Figure scripts:
※
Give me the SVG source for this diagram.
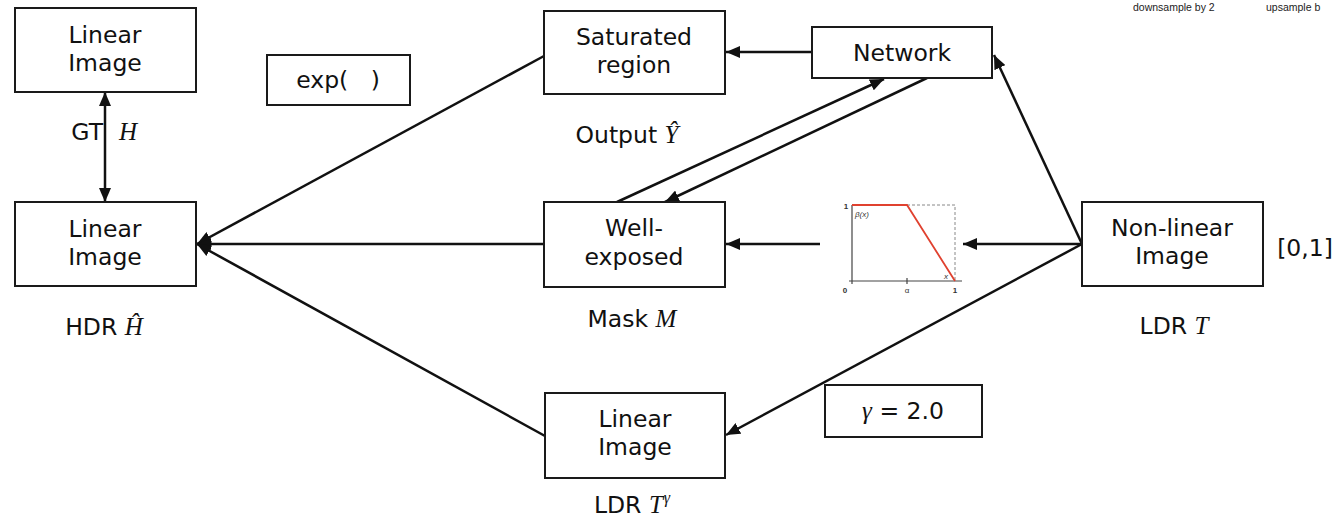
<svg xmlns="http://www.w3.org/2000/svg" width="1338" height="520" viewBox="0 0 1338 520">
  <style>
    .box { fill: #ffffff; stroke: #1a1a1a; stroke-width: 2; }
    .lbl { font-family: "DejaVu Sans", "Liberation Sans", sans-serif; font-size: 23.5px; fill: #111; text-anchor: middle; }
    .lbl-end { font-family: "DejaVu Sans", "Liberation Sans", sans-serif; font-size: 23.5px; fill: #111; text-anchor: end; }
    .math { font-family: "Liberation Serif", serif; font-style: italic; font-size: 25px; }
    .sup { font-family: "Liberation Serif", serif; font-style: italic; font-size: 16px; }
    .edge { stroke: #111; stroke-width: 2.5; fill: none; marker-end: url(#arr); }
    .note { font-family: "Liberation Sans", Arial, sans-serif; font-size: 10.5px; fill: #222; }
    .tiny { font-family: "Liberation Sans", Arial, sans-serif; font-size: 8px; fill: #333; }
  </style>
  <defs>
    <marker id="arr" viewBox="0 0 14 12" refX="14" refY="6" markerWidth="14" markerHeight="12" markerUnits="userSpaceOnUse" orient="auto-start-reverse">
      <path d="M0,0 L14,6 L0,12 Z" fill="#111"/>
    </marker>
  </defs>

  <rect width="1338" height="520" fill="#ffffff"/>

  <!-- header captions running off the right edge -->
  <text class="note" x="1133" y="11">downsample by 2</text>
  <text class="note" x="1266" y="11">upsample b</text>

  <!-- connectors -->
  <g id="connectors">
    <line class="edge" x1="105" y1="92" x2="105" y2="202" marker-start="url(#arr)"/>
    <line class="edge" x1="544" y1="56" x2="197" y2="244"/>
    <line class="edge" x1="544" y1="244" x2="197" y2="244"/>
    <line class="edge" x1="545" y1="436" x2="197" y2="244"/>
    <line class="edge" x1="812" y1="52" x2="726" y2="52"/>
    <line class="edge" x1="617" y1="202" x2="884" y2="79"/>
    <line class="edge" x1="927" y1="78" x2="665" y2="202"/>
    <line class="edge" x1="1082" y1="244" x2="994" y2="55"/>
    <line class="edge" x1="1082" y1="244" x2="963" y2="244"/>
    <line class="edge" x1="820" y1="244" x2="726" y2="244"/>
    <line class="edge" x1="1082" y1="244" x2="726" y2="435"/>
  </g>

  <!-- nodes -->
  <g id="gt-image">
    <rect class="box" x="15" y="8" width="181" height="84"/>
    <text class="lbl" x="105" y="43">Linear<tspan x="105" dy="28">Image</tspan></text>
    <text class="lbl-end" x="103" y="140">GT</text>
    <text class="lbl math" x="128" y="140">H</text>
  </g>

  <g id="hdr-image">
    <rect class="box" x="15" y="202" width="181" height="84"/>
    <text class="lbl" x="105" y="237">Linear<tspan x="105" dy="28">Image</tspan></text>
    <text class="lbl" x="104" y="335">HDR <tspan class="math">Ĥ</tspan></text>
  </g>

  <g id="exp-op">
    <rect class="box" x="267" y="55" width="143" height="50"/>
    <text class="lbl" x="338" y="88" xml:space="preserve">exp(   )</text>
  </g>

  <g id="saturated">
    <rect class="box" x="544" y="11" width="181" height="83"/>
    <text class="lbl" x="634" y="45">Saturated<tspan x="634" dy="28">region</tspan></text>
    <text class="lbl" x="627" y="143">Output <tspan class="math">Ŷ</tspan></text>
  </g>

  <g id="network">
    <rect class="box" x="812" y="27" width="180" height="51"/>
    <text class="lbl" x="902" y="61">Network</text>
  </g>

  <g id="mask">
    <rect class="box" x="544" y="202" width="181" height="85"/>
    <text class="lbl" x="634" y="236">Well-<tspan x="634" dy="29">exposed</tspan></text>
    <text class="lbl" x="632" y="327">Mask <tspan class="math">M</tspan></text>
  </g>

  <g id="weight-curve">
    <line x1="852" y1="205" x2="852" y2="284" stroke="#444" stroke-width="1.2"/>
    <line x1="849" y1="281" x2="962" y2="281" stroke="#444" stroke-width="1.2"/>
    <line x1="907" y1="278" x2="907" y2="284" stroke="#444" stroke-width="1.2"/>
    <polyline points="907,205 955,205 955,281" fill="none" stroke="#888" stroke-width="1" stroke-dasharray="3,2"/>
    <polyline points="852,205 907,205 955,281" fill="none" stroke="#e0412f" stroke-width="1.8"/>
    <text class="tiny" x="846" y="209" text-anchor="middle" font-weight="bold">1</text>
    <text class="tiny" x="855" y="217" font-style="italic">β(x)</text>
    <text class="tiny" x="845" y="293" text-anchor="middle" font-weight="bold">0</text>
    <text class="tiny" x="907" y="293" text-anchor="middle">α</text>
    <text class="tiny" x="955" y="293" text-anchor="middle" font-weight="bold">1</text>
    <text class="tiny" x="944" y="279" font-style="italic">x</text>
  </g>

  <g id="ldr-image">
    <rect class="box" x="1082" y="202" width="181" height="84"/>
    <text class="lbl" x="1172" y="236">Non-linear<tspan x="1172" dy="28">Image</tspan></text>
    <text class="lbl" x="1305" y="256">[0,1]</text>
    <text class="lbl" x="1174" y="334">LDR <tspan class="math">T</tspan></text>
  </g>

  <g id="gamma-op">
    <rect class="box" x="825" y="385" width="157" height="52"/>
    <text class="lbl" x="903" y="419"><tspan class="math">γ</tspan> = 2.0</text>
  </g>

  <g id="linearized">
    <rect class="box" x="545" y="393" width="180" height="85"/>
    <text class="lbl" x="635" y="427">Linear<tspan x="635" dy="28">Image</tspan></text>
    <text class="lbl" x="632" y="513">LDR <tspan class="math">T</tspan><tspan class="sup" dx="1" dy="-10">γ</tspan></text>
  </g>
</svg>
※
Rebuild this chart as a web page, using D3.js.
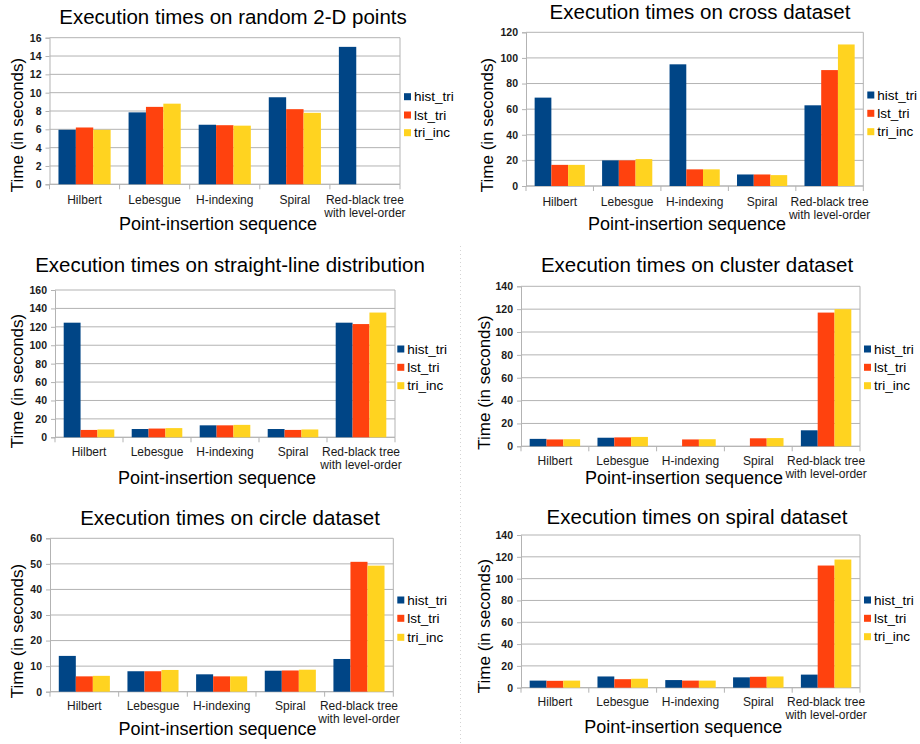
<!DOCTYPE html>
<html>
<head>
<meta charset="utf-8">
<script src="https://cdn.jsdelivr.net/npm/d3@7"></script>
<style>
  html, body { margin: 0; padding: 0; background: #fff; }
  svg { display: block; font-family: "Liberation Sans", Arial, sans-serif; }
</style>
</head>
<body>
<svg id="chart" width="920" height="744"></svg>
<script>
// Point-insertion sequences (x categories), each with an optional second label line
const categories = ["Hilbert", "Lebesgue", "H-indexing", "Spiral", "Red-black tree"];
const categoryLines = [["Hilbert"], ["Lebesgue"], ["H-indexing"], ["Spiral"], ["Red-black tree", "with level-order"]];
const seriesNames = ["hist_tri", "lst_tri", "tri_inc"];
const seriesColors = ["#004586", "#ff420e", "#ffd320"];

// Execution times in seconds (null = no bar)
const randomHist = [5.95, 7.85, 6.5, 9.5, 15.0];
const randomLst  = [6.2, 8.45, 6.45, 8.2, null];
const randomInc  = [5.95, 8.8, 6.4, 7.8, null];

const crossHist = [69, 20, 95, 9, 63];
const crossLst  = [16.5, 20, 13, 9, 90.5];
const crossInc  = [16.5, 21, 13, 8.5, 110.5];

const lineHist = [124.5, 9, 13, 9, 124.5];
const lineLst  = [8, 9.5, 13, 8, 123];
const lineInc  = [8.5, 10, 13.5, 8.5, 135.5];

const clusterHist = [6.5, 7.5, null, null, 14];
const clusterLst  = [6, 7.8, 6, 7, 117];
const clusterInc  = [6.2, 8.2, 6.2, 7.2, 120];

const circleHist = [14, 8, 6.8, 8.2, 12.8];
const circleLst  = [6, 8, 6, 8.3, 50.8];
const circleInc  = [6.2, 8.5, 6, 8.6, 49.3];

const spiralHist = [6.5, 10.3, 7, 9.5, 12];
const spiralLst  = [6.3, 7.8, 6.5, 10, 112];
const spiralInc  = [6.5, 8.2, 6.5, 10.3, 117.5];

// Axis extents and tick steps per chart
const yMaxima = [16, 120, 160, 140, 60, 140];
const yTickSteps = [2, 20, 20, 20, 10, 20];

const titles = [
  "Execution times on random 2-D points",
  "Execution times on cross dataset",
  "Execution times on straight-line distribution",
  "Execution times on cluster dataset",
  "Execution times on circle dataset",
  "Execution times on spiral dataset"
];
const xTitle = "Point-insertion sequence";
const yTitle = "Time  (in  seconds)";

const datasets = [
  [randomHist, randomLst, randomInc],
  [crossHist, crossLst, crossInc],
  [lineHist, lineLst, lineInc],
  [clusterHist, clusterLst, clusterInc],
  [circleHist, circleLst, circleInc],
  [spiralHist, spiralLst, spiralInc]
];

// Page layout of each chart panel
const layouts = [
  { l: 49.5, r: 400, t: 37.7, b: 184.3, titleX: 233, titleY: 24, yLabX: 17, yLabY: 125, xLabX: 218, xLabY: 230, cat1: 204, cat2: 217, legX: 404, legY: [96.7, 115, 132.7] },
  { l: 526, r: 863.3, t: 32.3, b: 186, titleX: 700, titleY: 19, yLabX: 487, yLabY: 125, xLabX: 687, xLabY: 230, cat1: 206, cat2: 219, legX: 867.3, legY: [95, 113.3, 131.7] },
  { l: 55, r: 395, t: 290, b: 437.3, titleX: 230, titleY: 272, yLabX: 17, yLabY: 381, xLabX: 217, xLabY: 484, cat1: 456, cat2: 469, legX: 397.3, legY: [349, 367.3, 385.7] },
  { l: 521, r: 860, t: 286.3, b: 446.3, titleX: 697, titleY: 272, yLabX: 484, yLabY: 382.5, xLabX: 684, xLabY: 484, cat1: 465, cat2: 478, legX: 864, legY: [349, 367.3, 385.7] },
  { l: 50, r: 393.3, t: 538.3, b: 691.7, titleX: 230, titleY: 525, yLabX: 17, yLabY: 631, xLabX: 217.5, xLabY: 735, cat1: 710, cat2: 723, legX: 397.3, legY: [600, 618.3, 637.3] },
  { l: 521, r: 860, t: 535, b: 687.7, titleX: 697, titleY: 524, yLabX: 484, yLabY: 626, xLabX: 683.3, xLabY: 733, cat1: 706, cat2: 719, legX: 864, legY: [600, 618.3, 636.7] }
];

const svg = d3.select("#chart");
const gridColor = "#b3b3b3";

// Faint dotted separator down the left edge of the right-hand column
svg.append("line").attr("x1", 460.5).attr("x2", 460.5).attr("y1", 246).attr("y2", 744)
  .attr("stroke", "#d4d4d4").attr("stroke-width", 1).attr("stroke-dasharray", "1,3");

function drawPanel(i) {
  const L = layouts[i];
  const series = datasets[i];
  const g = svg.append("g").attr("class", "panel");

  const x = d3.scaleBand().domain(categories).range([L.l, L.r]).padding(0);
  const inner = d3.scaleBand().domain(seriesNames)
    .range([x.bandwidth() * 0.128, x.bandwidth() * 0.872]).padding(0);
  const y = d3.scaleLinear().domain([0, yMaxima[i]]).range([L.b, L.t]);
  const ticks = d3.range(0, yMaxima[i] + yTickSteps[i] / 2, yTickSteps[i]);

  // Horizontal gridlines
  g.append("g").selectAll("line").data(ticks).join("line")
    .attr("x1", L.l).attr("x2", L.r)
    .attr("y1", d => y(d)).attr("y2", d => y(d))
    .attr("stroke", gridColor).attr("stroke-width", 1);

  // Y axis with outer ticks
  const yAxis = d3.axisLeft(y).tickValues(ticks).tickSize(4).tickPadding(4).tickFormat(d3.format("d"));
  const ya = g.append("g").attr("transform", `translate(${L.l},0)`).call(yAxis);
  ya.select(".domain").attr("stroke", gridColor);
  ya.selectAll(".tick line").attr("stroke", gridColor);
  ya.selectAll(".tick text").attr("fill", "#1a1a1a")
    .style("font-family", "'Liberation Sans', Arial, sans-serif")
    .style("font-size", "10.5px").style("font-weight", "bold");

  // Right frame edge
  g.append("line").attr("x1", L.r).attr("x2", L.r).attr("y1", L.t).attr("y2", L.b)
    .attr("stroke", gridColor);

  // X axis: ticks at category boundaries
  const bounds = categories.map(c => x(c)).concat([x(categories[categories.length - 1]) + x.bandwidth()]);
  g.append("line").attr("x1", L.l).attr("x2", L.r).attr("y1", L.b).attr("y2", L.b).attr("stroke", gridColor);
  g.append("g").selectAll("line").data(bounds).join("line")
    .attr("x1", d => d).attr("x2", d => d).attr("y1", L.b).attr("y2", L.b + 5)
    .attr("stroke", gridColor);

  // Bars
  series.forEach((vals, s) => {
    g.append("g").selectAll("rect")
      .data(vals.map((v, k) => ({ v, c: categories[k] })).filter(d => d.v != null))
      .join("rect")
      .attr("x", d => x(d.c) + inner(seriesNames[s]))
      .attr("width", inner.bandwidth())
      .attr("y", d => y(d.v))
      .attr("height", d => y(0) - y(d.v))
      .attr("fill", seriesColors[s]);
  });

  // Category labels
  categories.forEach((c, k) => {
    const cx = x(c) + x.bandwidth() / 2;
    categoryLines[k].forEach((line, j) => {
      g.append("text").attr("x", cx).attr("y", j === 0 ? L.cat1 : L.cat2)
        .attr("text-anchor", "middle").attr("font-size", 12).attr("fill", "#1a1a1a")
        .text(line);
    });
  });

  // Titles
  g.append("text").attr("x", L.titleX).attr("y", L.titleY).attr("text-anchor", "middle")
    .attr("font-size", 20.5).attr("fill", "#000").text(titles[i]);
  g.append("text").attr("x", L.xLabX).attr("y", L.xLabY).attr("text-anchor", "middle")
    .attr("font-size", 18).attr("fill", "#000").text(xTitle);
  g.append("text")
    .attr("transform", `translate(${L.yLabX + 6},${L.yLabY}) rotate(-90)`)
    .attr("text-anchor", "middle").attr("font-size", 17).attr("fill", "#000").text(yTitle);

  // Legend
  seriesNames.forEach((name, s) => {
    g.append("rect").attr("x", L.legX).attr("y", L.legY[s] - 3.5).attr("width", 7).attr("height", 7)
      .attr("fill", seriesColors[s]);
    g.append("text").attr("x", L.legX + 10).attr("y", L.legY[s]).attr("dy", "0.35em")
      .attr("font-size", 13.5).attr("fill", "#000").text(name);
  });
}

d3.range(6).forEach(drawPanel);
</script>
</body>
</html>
※
■ **WRITTEN TASK**: Set down, without pictures, the lines between the line holding "Rebuild this chart" and the line holding "const yTickSteps = [2, 20, 20, 20, 10, 20];", both inclusive.

■ **TASK RESPONSE**:
Rebuild this chart as a web page, using D3.js.
<!DOCTYPE html>
<html>
<head>
<meta charset="utf-8">
<script src="https://cdn.jsdelivr.net/npm/d3@7"></script>
<style>
  html, body { margin: 0; padding: 0; background: #fff; }
  svg { display: block; font-family: "Liberation Sans", Arial, sans-serif; }
</style>
</head>
<body>
<svg id="chart" width="920" height="744"></svg>
<script>
// Point-insertion sequences (x categories), each with an optional second label line
const categories = ["Hilbert", "Lebesgue", "H-indexing", "Spiral", "Red-black tree"];
const categoryLines = [["Hilbert"], ["Lebesgue"], ["H-indexing"], ["Spiral"], ["Red-black tree", "with level-order"]];
const seriesNames = ["hist_tri", "lst_tri", "tri_inc"];
const seriesColors = ["#004586", "#ff420e", "#ffd320"];

// Execution times in seconds (null = no bar)
const randomHist = [5.95, 7.85, 6.5, 9.5, 15.0];
const randomLst  = [6.2, 8.45, 6.45, 8.2, null];
const randomInc  = [5.95, 8.8, 6.4, 7.8, null];

const crossHist = [69, 20, 95, 9, 63];
const crossLst  = [16.5, 20, 13, 9, 90.5];
const crossInc  = [16.5, 21, 13, 8.5, 110.5];

const lineHist = [124.5, 9, 13, 9, 124.5];
const lineLst  = [8, 9.5, 13, 8, 123];
const lineInc  = [8.5, 10, 13.5, 8.5, 135.5];

const clusterHist = [6.5, 7.5, null, null, 14];
const clusterLst  = [6, 7.8, 6, 7, 117];
const clusterInc  = [6.2, 8.2, 6.2, 7.2, 120];

const circleHist = [14, 8, 6.8, 8.2, 12.8];
const circleLst  = [6, 8, 6, 8.3, 50.8];
const circleInc  = [6.2, 8.5, 6, 8.6, 49.3];

const spiralHist = [6.5, 10.3, 7, 9.5, 12];
const spiralLst  = [6.3, 7.8, 6.5, 10, 112];
const spiralInc  = [6.5, 8.2, 6.5, 10.3, 117.5];

// Axis extents and tick steps per chart
const yMaxima = [16, 120, 160, 140, 60, 140];
const yTickSteps = [2, 20, 20, 20, 10, 20];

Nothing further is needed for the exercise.